OWECOF’s spokesperson and a Professor of African Comparative History and Borderland Studies, Anthony Asiwaju, alleged that the order, prohibiting petroleum movement by 20 kilometers to border communities, has brought untoward economic hardship to the innocent Nigerians living in the areas who have nothing to do with economic sabotage popularly referred to as smuggling.
According to Asiwaju, the presidential order has criminalized the entire law abiding people of Yewa–Awori land of Ogun West Senatorial district, who are principally affected by the policy.
He explained that the order is also having an economic hardship on the people of the area as well as its attendant loss of lives.

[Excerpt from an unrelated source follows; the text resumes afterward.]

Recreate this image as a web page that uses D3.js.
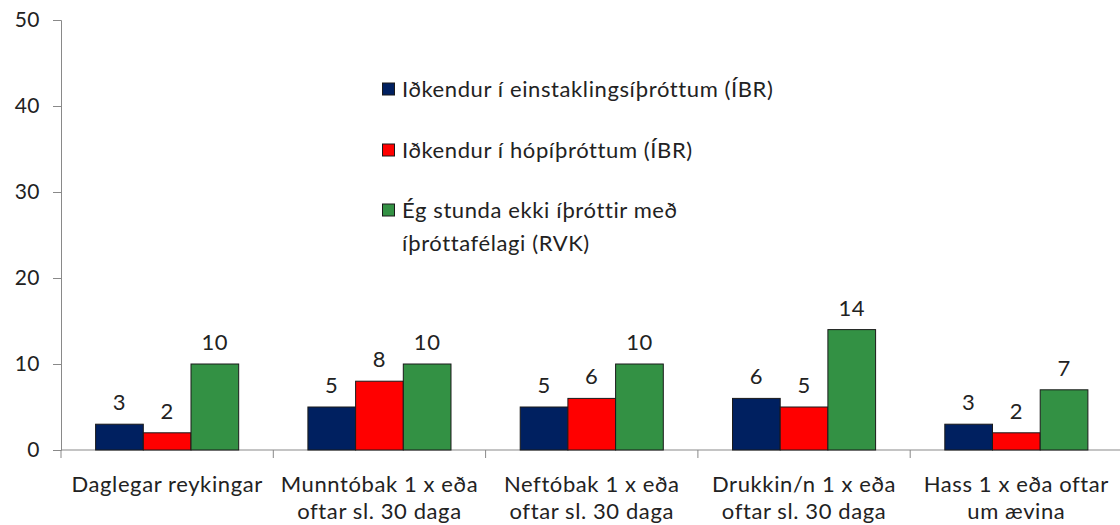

“With the regular suffering of infrastructural deprivation and political marginalisation, the people of the territorial authorities and communities in border areas of Ogun State are now having to stand a wide range of human abuses,” he said.
The Professional noted that it is inappropriate to “use a unit to judge the whole.”
OWECOF also declared that the federal government’s reasons advanced for closing the borders and also restricting petroleum movement by 20 kilometers to the border were serious indictment on the ability of the NCS officials at effectively policing the Nigerian borders and as such, should not be blamed on residents of the border communities.
The people, however, appealed to the federal government to call the security operatives enforcing the border closure and ban on petroleum to order before they succeed in eradicating them all.